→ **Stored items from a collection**

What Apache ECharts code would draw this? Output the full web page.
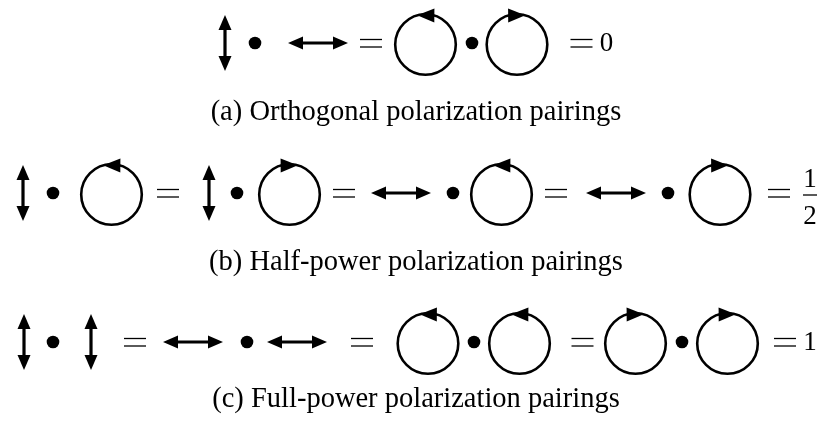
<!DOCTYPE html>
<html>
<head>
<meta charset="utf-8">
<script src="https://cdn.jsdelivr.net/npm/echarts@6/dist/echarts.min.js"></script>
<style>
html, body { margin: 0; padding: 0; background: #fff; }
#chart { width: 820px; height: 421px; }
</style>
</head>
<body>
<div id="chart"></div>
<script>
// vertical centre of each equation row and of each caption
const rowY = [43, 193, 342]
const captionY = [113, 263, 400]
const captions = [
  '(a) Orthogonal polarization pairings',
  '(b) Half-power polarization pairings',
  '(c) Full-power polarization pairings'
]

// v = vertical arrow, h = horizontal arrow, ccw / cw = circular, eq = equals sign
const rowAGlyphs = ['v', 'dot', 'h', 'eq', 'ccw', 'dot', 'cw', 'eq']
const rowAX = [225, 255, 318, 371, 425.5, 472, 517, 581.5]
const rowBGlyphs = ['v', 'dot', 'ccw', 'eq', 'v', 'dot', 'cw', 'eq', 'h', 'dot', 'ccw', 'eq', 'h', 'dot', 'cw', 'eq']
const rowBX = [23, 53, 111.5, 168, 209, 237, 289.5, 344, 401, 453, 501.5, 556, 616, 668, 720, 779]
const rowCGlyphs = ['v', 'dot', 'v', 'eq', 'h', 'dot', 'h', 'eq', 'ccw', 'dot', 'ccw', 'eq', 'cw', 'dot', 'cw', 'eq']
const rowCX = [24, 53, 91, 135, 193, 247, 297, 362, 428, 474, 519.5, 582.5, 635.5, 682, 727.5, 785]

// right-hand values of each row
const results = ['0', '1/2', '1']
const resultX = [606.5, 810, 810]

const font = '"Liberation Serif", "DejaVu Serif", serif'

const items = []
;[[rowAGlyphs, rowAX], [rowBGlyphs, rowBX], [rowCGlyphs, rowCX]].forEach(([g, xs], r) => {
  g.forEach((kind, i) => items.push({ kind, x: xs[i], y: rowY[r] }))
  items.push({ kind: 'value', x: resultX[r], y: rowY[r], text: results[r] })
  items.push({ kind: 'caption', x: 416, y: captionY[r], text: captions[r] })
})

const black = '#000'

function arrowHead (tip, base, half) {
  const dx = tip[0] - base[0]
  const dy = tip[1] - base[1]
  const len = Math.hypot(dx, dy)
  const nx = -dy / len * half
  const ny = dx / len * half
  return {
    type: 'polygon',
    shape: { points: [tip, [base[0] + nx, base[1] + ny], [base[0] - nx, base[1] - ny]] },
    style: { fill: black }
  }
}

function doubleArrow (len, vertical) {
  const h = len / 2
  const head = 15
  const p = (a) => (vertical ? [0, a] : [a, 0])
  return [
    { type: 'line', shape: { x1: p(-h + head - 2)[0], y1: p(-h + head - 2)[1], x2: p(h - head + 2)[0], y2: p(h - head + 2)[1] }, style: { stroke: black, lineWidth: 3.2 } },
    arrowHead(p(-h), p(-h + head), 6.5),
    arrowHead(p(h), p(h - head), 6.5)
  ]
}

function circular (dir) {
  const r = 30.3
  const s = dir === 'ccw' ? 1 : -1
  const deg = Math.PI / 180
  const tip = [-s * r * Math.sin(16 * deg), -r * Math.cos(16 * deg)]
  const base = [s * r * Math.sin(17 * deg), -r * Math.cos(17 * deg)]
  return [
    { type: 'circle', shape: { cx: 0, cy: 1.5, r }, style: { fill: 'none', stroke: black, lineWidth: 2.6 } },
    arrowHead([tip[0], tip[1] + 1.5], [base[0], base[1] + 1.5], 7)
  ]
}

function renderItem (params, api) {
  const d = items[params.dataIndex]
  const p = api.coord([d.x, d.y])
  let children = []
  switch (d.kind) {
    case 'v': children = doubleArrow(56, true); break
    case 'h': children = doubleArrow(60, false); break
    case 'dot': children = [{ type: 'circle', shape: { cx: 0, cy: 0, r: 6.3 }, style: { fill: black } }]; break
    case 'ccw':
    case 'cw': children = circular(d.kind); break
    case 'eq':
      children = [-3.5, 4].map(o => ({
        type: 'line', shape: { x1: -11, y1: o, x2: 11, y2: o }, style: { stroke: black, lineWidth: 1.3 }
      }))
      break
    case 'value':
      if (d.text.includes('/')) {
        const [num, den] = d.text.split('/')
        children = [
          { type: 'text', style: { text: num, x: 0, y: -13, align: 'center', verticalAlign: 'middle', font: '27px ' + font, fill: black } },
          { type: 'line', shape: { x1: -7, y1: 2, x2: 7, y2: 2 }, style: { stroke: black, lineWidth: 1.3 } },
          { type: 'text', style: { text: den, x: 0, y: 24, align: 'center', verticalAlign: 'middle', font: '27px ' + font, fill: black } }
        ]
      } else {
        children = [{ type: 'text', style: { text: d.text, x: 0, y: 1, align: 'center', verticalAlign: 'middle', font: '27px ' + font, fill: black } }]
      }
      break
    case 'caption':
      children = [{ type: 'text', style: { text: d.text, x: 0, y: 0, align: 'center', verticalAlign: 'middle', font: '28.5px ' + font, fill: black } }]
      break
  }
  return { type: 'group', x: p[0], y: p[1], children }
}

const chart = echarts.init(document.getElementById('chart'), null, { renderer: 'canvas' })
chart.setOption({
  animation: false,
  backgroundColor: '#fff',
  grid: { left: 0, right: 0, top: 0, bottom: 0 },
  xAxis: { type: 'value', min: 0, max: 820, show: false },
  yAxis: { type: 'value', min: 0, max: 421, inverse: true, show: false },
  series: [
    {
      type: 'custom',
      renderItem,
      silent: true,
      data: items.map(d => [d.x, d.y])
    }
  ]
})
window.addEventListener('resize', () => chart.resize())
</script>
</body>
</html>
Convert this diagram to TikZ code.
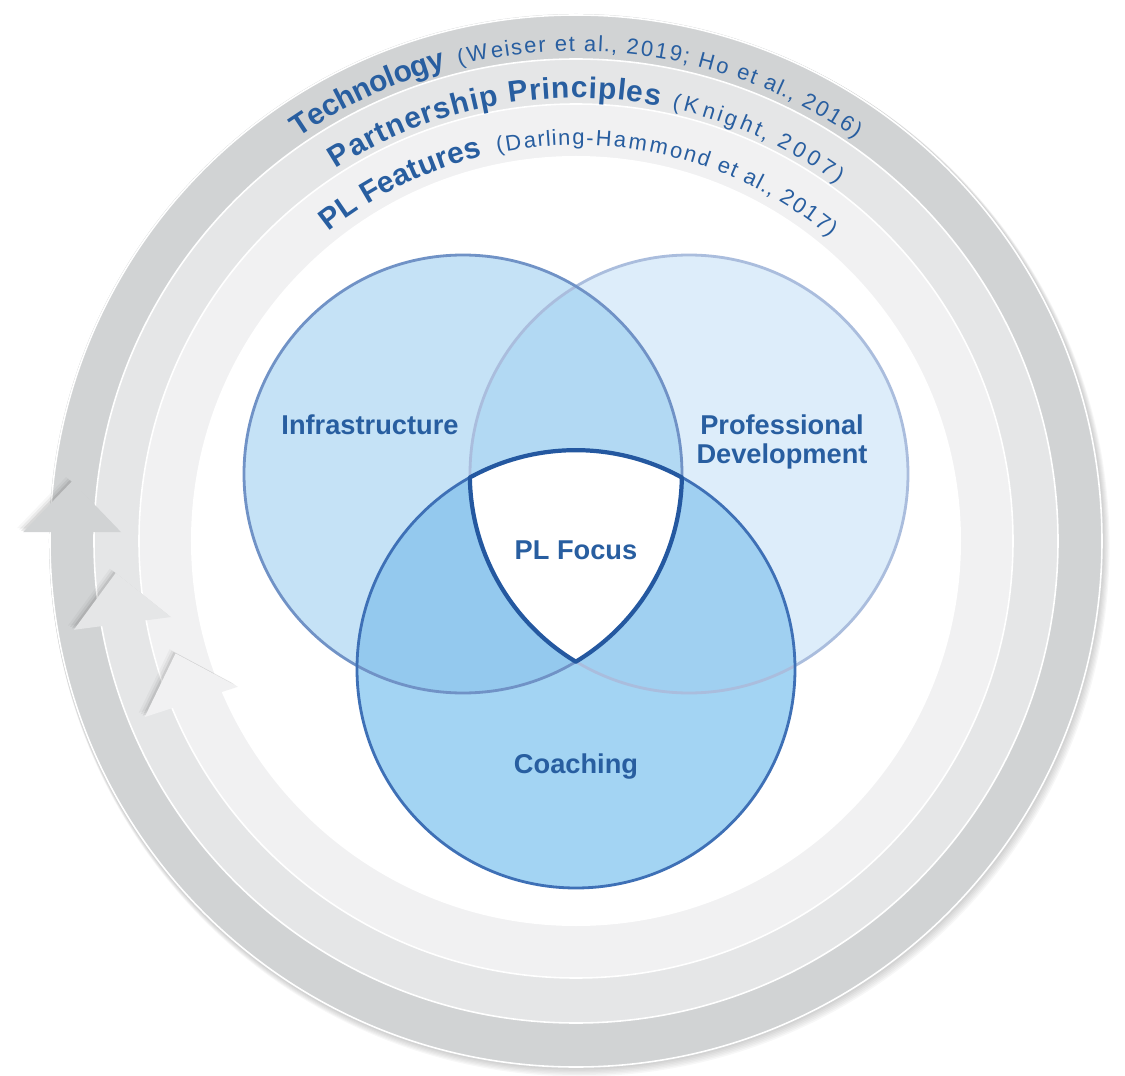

→ **STATED EXERCISE**
Restate the data above word for word. Do not include the images.

→ **RESULT FOR THIS EXERCISE**
What Apache ECharts code would draw this? Output the full web page.
<!DOCTYPE html>
<html>
<head>
<meta charset="utf-8">
<script src="https://cdn.jsdelivr.net/npm/echarts@6/dist/echarts.min.js"></script>
<style>
html, body { margin: 0; padding: 0; background: #fff; }
#chart { width: 820px; height: 421px; }
</style>
</head>
<body>
<div id="chart"></div>
<script>
// vertical centre of each equation row and of each caption
const rowY = [43, 193, 342]
const captionY = [113, 263, 400]
const captions = [
  '(a) Orthogonal polarization pairings',
  '(b) Half-power polarization pairings',
  '(c) Full-power polarization pairings'
]

// v = vertical arrow, h = horizontal arrow, ccw / cw = circular, eq = equals sign
const rowAGlyphs = ['v', 'dot', 'h', 'eq', 'ccw', 'dot', 'cw', 'eq']
const rowAX = [225, 255, 318, 371, 425.5, 472, 517, 581.5]
const rowBGlyphs = ['v', 'dot', 'ccw', 'eq', 'v', 'dot', 'cw', 'eq', 'h', 'dot', 'ccw', 'eq', 'h', 'dot', 'cw', 'eq']
const rowBX = [23, 53, 111.5, 168, 209, 237, 289.5, 344, 401, 453, 501.5, 556, 616, 668, 720, 779]
const rowCGlyphs = ['v', 'dot', 'v', 'eq', 'h', 'dot', 'h', 'eq', 'ccw', 'dot', 'ccw', 'eq', 'cw', 'dot', 'cw', 'eq']
const rowCX = [24, 53, 91, 135, 193, 247, 297, 362, 428, 474, 519.5, 582.5, 635.5, 682, 727.5, 785]

// right-hand values of each row
const results = ['0', '1/2', '1']
const resultX = [606.5, 810, 810]

const font = '"Liberation Serif", "DejaVu Serif", serif'

const items = []
;[[rowAGlyphs, rowAX], [rowBGlyphs, rowBX], [rowCGlyphs, rowCX]].forEach(([g, xs], r) => {
  g.forEach((kind, i) => items.push({ kind, x: xs[i], y: rowY[r] }))
  items.push({ kind: 'value', x: resultX[r], y: rowY[r], text: results[r] })
  items.push({ kind: 'caption', x: 416, y: captionY[r], text: captions[r] })
})

const black = '#000'

function arrowHead (tip, base, half) {
  const dx = tip[0] - base[0]
  const dy = tip[1] - base[1]
  const len = Math.hypot(dx, dy)
  const nx = -dy / len * half
  const ny = dx / len * half
  return {
    type: 'polygon',
    shape: { points: [tip, [base[0] + nx, base[1] + ny], [base[0] - nx, base[1] - ny]] },
    style: { fill: black }
  }
}

function doubleArrow (len, vertical) {
  const h = len / 2
  const head = 15
  const p = (a) => (vertical ? [0, a] : [a, 0])
  return [
    { type: 'line', shape: { x1: p(-h + head - 2)[0], y1: p(-h + head - 2)[1], x2: p(h - head + 2)[0], y2: p(h - head + 2)[1] }, style: { stroke: black, lineWidth: 3.2 } },
    arrowHead(p(-h), p(-h + head), 6.5),
    arrowHead(p(h), p(h - head), 6.5)
  ]
}

function circular (dir) {
  const r = 30.3
  const s = dir === 'ccw' ? 1 : -1
  const deg = Math.PI / 180
  const tip = [-s * r * Math.sin(16 * deg), -r * Math.cos(16 * deg)]
  const base = [s * r * Math.sin(17 * deg), -r * Math.cos(17 * deg)]
  return [
    { type: 'circle', shape: { cx: 0, cy: 1.5, r }, style: { fill: 'none', stroke: black, lineWidth: 2.6 } },
    arrowHead([tip[0], tip[1] + 1.5], [base[0], base[1] + 1.5], 7)
  ]
}

function renderItem (params, api) {
  const d = items[params.dataIndex]
  const p = api.coord([d.x, d.y])
  let children = []
  switch (d.kind) {
    case 'v': children = doubleArrow(56, true); break
    case 'h': children = doubleArrow(60, false); break
    case 'dot': children = [{ type: 'circle', shape: { cx: 0, cy: 0, r: 6.3 }, style: { fill: black } }]; break
    case 'ccw':
    case 'cw': children = circular(d.kind); break
    case 'eq':
      children = [-3.5, 4].map(o => ({
        type: 'line', shape: { x1: -11, y1: o, x2: 11, y2: o }, style: { stroke: black, lineWidth: 1.3 }
      }))
      break
    case 'value':
      if (d.text.includes('/')) {
        const [num, den] = d.text.split('/')
        children = [
          { type: 'text', style: { text: num, x: 0, y: -13, align: 'center', verticalAlign: 'middle', font: '27px ' + font, fill: black } },
          { type: 'line', shape: { x1: -7, y1: 2, x2: 7, y2: 2 }, style: { stroke: black, lineWidth: 1.3 } },
          { type: 'text', style: { text: den, x: 0, y: 24, align: 'center', verticalAlign: 'middle', font: '27px ' + font, fill: black } }
        ]
      } else {
        children = [{ type: 'text', style: { text: d.text, x: 0, y: 1, align: 'center', verticalAlign: 'middle', font: '27px ' + font, fill: black } }]
      }
      break
    case 'caption':
      children = [{ type: 'text', style: { text: d.text, x: 0, y: 0, align: 'center', verticalAlign: 'middle', font: '28.5px ' + font, fill: black } }]
      break
  }
  return { type: 'group', x: p[0], y: p[1], children }
}

const chart = echarts.init(document.getElementById('chart'), null, { renderer: 'canvas' })
chart.setOption({
  animation: false,
  backgroundColor: '#fff',
  grid: { left: 0, right: 0, top: 0, bottom: 0 },
  xAxis: { type: 'value', min: 0, max: 820, show: false },
  yAxis: { type: 'value', min: 0, max: 421, inverse: true, show: false },
  series: [
    {
      type: 'custom',
      renderItem,
      silent: true,
      data: items.map(d => [d.x, d.y])
    }
  ]
})
window.addEventListener('resize', () => chart.resize())
</script>
</body>
</html>
Convert this diagram to TikZ code.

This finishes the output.